# SOURCE DATA start

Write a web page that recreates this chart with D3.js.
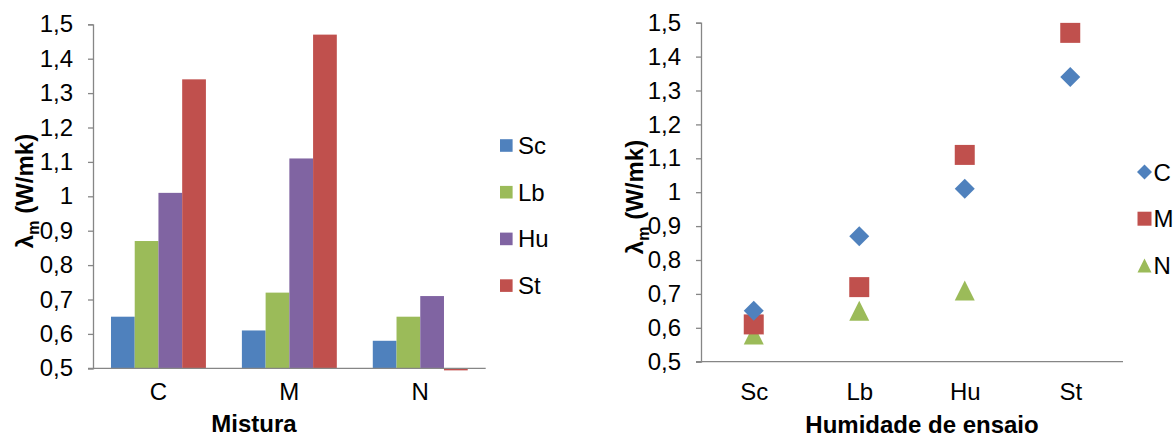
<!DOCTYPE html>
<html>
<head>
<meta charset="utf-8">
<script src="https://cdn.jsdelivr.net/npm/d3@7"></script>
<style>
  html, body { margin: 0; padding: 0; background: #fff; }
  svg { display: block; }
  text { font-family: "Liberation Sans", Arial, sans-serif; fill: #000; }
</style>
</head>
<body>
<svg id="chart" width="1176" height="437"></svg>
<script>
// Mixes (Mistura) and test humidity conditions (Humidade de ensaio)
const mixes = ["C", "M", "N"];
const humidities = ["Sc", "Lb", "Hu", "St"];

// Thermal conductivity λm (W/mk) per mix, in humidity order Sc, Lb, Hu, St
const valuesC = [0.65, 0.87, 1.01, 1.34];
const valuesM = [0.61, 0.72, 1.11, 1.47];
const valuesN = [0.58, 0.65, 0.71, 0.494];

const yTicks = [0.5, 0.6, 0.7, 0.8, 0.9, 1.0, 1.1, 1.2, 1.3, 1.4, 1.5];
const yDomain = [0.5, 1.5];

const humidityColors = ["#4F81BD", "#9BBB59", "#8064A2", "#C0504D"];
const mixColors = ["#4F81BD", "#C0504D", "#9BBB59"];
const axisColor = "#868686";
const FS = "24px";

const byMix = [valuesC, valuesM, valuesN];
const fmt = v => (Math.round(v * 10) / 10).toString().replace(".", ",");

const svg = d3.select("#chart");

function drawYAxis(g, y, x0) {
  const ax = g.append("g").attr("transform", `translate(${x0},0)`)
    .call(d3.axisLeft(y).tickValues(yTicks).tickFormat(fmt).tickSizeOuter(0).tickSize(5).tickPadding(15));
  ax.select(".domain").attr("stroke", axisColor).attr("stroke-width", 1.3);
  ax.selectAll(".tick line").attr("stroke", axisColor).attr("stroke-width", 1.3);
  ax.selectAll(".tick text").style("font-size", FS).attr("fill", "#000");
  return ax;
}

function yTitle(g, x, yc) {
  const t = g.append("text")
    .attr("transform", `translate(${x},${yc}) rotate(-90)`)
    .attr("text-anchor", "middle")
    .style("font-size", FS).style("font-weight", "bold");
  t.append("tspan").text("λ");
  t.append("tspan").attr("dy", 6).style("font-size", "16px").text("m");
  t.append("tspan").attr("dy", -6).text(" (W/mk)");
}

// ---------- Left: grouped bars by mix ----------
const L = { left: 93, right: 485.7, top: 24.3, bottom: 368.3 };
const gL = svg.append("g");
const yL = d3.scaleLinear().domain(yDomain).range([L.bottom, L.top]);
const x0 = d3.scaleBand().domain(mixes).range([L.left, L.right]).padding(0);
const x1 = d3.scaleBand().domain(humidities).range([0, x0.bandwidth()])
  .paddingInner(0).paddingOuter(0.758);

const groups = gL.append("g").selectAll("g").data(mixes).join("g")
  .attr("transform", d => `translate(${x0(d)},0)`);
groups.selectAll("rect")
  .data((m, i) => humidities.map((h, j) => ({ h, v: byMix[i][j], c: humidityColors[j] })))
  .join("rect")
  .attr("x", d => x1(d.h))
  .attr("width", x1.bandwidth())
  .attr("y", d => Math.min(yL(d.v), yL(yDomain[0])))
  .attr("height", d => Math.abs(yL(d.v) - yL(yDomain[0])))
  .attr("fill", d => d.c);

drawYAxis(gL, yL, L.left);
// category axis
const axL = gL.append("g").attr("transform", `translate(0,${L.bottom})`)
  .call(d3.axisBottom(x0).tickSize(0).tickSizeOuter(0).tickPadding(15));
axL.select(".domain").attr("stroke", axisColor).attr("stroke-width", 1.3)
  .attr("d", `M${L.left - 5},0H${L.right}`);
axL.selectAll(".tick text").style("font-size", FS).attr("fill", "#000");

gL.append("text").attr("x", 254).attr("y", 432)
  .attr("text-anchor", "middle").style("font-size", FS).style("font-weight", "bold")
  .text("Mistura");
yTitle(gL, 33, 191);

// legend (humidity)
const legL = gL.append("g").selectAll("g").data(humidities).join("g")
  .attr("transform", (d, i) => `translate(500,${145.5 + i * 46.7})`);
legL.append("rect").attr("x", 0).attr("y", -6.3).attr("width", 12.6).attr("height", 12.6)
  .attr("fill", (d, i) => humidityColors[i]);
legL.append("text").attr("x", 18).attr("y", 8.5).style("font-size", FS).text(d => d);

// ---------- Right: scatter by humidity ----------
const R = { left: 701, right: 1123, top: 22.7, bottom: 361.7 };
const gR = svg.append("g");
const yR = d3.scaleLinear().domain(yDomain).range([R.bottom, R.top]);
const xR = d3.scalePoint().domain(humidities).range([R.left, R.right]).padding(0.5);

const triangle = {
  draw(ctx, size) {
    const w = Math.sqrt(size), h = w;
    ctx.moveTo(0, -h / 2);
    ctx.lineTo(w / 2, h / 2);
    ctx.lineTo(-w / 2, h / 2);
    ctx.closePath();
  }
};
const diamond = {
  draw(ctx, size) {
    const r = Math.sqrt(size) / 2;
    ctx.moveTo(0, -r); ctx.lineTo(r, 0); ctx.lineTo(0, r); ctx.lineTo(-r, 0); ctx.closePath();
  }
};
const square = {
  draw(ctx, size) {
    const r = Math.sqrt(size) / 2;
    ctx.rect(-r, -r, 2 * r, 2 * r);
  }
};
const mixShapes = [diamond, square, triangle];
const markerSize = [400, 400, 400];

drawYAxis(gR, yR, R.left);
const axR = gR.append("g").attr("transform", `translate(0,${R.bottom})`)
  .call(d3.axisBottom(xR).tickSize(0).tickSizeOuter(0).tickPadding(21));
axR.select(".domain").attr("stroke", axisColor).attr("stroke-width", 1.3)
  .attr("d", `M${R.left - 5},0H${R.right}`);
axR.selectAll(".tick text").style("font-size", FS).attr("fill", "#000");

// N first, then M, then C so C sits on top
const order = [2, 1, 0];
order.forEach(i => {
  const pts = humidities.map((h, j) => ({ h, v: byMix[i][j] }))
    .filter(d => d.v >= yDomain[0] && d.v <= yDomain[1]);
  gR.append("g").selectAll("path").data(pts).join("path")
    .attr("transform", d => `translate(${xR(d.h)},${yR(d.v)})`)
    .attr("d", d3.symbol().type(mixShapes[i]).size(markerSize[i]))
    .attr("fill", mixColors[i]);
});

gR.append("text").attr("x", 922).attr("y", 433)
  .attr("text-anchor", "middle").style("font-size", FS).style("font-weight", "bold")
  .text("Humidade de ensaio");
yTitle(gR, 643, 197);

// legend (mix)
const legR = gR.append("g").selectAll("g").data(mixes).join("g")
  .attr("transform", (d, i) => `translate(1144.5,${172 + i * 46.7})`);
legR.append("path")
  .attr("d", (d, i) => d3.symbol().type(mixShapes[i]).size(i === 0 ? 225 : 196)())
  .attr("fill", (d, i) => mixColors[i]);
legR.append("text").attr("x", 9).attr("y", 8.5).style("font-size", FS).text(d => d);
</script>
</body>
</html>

# SOURCE DATA end

TASK GOAL: Write out the full set of lines verbatim, without the pictures.

TASK ANSWER:
Write a web page that recreates this chart with D3.js.
<!DOCTYPE html>
<html>
<head>
<meta charset="utf-8">
<script src="https://cdn.jsdelivr.net/npm/d3@7"></script>
<style>
  html, body { margin: 0; padding: 0; background: #fff; }
  svg { display: block; }
  text { font-family: "Liberation Sans", Arial, sans-serif; fill: #000; }
</style>
</head>
<body>
<svg id="chart" width="1176" height="437"></svg>
<script>
// Mixes (Mistura) and test humidity conditions (Humidade de ensaio)
const mixes = ["C", "M", "N"];
const humidities = ["Sc", "Lb", "Hu", "St"];

// Thermal conductivity λm (W/mk) per mix, in humidity order Sc, Lb, Hu, St
const valuesC = [0.65, 0.87, 1.01, 1.34];
const valuesM = [0.61, 0.72, 1.11, 1.47];
const valuesN = [0.58, 0.65, 0.71, 0.494];

const yTicks = [0.5, 0.6, 0.7, 0.8, 0.9, 1.0, 1.1, 1.2, 1.3, 1.4, 1.5];
const yDomain = [0.5, 1.5];

const humidityColors = ["#4F81BD", "#9BBB59", "#8064A2", "#C0504D"];
const mixColors = ["#4F81BD", "#C0504D", "#9BBB59"];
const axisColor = "#868686";
const FS = "24px";

const byMix = [valuesC, valuesM, valuesN];
const fmt = v => (Math.round(v * 10) / 10).toString().replace(".", ",");

const svg = d3.select("#chart");

function drawYAxis(g, y, x0) {
  const ax = g.append("g").attr("transform", `translate(${x0},0)`)
    .call(d3.axisLeft(y).tickValues(yTicks).tickFormat(fmt).tickSizeOuter(0).tickSize(5).tickPadding(15));
  ax.select(".domain").attr("stroke", axisColor).attr("stroke-width", 1.3);
  ax.selectAll(".tick line").attr("stroke", axisColor).attr("stroke-width", 1.3);
  ax.selectAll(".tick text").style("font-size", FS).attr("fill", "#000");
  return ax;
}

function yTitle(g, x, yc) {
  const t = g.append("text")
    .attr("transform", `translate(${x},${yc}) rotate(-90)`)
    .attr("text-anchor", "middle")
    .style("font-size", FS).style("font-weight", "bold");
  t.append("tspan").text("λ");
  t.append("tspan").attr("dy", 6).style("font-size", "16px").text("m");
  t.append("tspan").attr("dy", -6).text(" (W/mk)");
}

// ---------- Left: grouped bars by mix ----------
const L = { left: 93, right: 485.7, top: 24.3, bottom: 368.3 };
const gL = svg.append("g");
const yL = d3.scaleLinear().domain(yDomain).range([L.bottom, L.top]);
const x0 = d3.scaleBand().domain(mixes).range([L.left, L.right]).padding(0);
const x1 = d3.scaleBand().domain(humidities).range([0, x0.bandwidth()])
  .paddingInner(0).paddingOuter(0.758);

const groups = gL.append("g").selectAll("g").data(mixes).join("g")
  .attr("transform", d => `translate(${x0(d)},0)`);
groups.selectAll("rect")
  .data((m, i) => humidities.map((h, j) => ({ h, v: byMix[i][j], c: humidityColors[j] })))
  .join("rect")
  .attr("x", d => x1(d.h))
  .attr("width", x1.bandwidth())
  .attr("y", d => Math.min(yL(d.v), yL(yDomain[0])))
  .attr("height", d => Math.abs(yL(d.v) - yL(yDomain[0])))
  .attr("fill", d => d.c);

drawYAxis(gL, yL, L.left);
// category axis
const axL = gL.append("g").attr("transform", `translate(0,${L.bottom})`)
  .call(d3.axisBottom(x0).tickSize(0).tickSizeOuter(0).tickPadding(15));
axL.select(".domain").attr("stroke", axisColor).attr("stroke-width", 1.3)
  .attr("d", `M${L.left - 5},0H${L.right}`);
axL.selectAll(".tick text").style("font-size", FS).attr("fill", "#000");

gL.append("text").attr("x", 254).attr("y", 432)
  .attr("text-anchor", "middle").style("font-size", FS).style("font-weight", "bold")
  .text("Mistura");
yTitle(gL, 33, 191);

// legend (humidity)
const legL = gL.append("g").selectAll("g").data(humidities).join("g")
  .attr("transform", (d, i) => `translate(500,${145.5 + i * 46.7})`);
legL.append("rect").attr("x", 0).attr("y", -6.3).attr("width", 12.6).attr("height", 12.6)
  .attr("fill", (d, i) => humidityColors[i]);
legL.append("text").attr("x", 18).attr("y", 8.5).style("font-size", FS).text(d => d);

// ---------- Right: scatter by humidity ----------
const R = { left: 701, right: 1123, top: 22.7, bottom: 361.7 };
const gR = svg.append("g");
const yR = d3.scaleLinear().domain(yDomain).range([R.bottom, R.top]);
const xR = d3.scalePoint().domain(humidities).range([R.left, R.right]).padding(0.5);

const triangle = {
  draw(ctx, size) {
    const w = Math.sqrt(size), h = w;
    ctx.moveTo(0, -h / 2);
    ctx.lineTo(w / 2, h / 2);
    ctx.lineTo(-w / 2, h / 2);
    ctx.closePath();
  }
};
const diamond = {
  draw(ctx, size) {
    const r = Math.sqrt(size) / 2;
    ctx.moveTo(0, -r); ctx.lineTo(r, 0); ctx.lineTo(0, r); ctx.lineTo(-r, 0); ctx.closePath();
  }
};
const square = {
  draw(ctx, size) {
    const r = Math.sqrt(size) / 2;
    ctx.rect(-r, -r, 2 * r, 2 * r);
  }
};
const mixShapes = [diamond, square, triangle];
const markerSize = [400, 400, 400];

drawYAxis(gR, yR, R.left);
const axR = gR.append("g").attr("transform", `translate(0,${R.bottom})`)
  .call(d3.axisBottom(xR).tickSize(0).tickSizeOuter(0).tickPadding(21));
axR.select(".domain").attr("stroke", axisColor).attr("stroke-width", 1.3)
  .attr("d", `M${R.left - 5},0H${R.right}`);
axR.selectAll(".tick text").style("font-size", FS).attr("fill", "#000");

// N first, then M, then C so C sits on top
const order = [2, 1, 0];
order.forEach(i => {
  const pts = humidities.map((h, j) => ({ h, v: byMix[i][j] }))
    .filter(d => d.v >= yDomain[0] && d.v <= yDomain[1]);
  gR.append("g").selectAll("path").data(pts).join("path")
    .attr("transform", d => `translate(${xR(d.h)},${yR(d.v)})`)
    .attr("d", d3.symbol().type(mixShapes[i]).size(markerSize[i]))
    .attr("fill", mixColors[i]);
});

gR.append("text").attr("x", 922).attr("y", 433)
  .attr("text-anchor", "middle").style("font-size", FS).style("font-weight", "bold")
  .text("Humidade de ensaio");
yTitle(gR, 643, 197);

// legend (mix)
const legR = gR.append("g").selectAll("g").data(mixes).join("g")
  .attr("transform", (d, i) => `translate(1144.5,${172 + i * 46.7})`);
legR.append("path")
  .attr("d", (d, i) => d3.symbol().type(mixShapes[i]).size(i === 0 ? 225 : 196)())
  .attr("fill", (d, i) => mixColors[i]);
legR.append("text").attr("x", 9).attr("y", 8.5).style("font-size", FS).text(d => d);
</script>
</body>
</html>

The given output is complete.